Raw data |
---+---

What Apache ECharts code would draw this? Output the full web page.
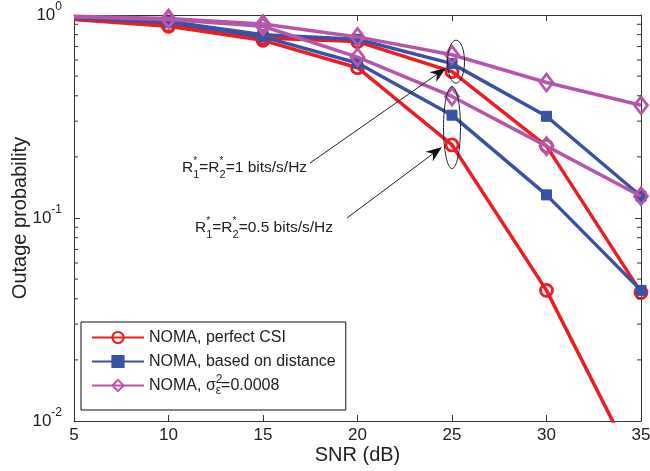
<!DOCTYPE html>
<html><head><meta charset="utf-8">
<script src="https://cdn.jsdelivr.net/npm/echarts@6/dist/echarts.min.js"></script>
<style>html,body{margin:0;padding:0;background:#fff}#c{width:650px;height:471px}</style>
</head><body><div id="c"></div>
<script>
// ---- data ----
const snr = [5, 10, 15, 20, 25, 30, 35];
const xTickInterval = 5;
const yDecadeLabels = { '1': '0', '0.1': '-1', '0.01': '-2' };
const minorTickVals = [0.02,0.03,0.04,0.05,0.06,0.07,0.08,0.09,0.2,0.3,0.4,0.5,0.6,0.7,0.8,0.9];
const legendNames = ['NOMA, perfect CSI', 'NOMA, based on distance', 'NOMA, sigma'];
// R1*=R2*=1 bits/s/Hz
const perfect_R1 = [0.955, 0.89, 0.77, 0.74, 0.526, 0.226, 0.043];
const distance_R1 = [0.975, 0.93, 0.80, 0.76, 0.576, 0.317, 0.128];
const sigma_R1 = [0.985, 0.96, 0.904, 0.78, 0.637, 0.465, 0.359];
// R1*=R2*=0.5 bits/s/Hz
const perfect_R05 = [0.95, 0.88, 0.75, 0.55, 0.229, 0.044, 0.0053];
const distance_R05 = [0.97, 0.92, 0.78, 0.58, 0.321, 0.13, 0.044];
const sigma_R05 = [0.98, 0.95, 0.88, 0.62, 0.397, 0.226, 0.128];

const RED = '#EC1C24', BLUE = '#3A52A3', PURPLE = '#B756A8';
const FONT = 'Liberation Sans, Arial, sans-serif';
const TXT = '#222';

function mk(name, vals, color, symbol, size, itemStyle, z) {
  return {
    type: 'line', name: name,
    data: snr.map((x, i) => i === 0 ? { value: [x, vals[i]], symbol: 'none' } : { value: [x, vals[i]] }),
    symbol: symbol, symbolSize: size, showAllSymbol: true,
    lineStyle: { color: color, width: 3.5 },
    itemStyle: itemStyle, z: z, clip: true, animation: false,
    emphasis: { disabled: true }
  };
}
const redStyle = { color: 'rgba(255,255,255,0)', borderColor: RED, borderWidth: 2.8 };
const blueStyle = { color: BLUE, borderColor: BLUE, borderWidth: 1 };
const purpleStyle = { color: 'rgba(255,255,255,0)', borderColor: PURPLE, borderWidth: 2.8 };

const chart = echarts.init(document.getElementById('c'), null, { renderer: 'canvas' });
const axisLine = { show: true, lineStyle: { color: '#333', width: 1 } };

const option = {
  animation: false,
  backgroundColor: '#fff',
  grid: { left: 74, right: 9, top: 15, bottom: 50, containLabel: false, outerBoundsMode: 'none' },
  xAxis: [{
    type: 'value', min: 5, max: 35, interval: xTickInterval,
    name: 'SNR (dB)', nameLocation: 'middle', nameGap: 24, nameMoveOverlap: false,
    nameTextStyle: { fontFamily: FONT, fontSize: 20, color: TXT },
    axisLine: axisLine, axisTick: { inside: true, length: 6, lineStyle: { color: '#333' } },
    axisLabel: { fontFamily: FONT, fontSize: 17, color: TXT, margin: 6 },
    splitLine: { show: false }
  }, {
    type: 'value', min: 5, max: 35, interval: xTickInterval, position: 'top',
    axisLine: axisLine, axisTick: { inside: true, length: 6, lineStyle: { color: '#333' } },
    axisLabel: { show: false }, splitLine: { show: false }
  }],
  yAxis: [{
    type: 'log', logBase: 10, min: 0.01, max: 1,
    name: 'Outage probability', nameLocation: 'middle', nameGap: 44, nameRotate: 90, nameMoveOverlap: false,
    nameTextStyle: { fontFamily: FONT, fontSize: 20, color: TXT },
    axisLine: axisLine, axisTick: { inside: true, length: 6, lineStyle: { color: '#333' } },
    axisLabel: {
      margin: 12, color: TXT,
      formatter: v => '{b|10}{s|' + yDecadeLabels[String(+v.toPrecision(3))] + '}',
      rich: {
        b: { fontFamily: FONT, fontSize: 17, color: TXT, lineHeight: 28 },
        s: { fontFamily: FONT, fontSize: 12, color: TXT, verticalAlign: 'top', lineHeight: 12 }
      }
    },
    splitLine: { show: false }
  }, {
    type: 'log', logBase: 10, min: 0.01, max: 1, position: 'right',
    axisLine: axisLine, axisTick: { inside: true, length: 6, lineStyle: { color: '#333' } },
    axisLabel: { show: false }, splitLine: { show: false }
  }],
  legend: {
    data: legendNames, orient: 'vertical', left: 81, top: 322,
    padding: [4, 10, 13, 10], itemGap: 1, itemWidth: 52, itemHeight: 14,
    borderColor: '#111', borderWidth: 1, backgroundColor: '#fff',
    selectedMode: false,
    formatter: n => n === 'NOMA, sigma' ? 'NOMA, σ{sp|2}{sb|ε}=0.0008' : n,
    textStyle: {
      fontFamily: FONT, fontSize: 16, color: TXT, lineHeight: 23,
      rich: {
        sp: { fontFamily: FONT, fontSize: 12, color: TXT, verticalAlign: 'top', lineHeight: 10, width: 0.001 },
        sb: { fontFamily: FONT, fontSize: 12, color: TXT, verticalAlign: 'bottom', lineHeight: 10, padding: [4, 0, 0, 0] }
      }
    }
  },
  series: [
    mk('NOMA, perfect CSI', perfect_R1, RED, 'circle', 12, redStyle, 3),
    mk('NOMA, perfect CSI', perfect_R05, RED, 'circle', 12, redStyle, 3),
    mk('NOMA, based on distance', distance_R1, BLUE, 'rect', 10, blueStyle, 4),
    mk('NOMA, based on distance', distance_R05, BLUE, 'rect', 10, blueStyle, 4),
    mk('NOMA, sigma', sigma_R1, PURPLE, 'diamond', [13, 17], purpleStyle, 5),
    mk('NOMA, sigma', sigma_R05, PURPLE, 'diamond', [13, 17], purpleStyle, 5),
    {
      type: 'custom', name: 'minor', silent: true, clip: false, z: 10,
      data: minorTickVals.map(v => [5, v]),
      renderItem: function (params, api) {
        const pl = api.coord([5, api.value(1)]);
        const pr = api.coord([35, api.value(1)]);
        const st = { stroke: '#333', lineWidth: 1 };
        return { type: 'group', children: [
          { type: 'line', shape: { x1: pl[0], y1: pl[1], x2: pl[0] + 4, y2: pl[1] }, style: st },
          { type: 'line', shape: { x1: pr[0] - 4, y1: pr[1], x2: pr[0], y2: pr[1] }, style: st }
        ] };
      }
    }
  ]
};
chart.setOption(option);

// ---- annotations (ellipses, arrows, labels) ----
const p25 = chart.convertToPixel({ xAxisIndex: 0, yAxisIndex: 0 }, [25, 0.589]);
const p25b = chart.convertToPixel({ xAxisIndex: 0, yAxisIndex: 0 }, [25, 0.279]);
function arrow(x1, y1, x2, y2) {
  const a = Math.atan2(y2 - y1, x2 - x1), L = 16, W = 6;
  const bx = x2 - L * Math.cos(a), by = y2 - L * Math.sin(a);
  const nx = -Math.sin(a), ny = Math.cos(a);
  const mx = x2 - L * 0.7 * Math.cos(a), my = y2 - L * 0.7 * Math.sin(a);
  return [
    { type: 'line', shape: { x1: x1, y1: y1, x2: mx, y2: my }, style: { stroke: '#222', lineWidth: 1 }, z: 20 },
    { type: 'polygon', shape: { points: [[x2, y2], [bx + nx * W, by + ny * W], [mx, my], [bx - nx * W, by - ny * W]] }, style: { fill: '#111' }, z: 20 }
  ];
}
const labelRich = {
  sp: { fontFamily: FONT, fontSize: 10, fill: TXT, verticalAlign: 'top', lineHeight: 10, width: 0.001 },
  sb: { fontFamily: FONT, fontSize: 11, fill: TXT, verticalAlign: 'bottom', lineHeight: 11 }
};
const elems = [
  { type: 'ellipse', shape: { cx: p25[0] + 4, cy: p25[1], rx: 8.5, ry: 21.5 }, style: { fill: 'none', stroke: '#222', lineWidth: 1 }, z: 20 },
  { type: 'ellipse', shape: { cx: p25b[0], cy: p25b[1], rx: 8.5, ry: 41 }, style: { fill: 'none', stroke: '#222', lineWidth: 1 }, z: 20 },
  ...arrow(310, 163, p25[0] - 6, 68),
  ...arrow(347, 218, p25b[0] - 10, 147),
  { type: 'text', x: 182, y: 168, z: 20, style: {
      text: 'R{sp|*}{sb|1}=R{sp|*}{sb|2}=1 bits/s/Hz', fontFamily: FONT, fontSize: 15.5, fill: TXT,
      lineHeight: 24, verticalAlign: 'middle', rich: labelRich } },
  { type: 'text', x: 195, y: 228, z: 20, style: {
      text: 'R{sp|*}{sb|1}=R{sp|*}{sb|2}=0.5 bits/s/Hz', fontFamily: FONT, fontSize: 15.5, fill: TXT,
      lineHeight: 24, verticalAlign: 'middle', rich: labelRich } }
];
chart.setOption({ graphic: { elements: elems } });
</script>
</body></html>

---+---

Print, exactly as written, the lines above from the first one to the one containing "PURPLE, borderWidth: 2.8". Leave out pictures.

What Apache ECharts code would draw this? Output the full web page.
<!DOCTYPE html>
<html><head><meta charset="utf-8">
<script src="https://cdn.jsdelivr.net/npm/echarts@6/dist/echarts.min.js"></script>
<style>html,body{margin:0;padding:0;background:#fff}#c{width:650px;height:471px}</style>
</head><body><div id="c"></div>
<script>
// ---- data ----
const snr = [5, 10, 15, 20, 25, 30, 35];
const xTickInterval = 5;
const yDecadeLabels = { '1': '0', '0.1': '-1', '0.01': '-2' };
const minorTickVals = [0.02,0.03,0.04,0.05,0.06,0.07,0.08,0.09,0.2,0.3,0.4,0.5,0.6,0.7,0.8,0.9];
const legendNames = ['NOMA, perfect CSI', 'NOMA, based on distance', 'NOMA, sigma'];
// R1*=R2*=1 bits/s/Hz
const perfect_R1 = [0.955, 0.89, 0.77, 0.74, 0.526, 0.226, 0.043];
const distance_R1 = [0.975, 0.93, 0.80, 0.76, 0.576, 0.317, 0.128];
const sigma_R1 = [0.985, 0.96, 0.904, 0.78, 0.637, 0.465, 0.359];
// R1*=R2*=0.5 bits/s/Hz
const perfect_R05 = [0.95, 0.88, 0.75, 0.55, 0.229, 0.044, 0.0053];
const distance_R05 = [0.97, 0.92, 0.78, 0.58, 0.321, 0.13, 0.044];
const sigma_R05 = [0.98, 0.95, 0.88, 0.62, 0.397, 0.226, 0.128];

const RED = '#EC1C24', BLUE = '#3A52A3', PURPLE = '#B756A8';
const FONT = 'Liberation Sans, Arial, sans-serif';
const TXT = '#222';

function mk(name, vals, color, symbol, size, itemStyle, z) {
  return {
    type: 'line', name: name,
    data: snr.map((x, i) => i === 0 ? { value: [x, vals[i]], symbol: 'none' } : { value: [x, vals[i]] }),
    symbol: symbol, symbolSize: size, showAllSymbol: true,
    lineStyle: { color: color, width: 3.5 },
    itemStyle: itemStyle, z: z, clip: true, animation: false,
    emphasis: { disabled: true }
  };
}
const redStyle = { color: 'rgba(255,255,255,0)', borderColor: RED, borderWidth: 2.8 };
const blueStyle = { color: BLUE, borderColor: BLUE, borderWidth: 1 };
const purpleStyle = { color: 'rgba(255,255,255,0)', borderColor: PURPLE, borderWidth: 2.8 };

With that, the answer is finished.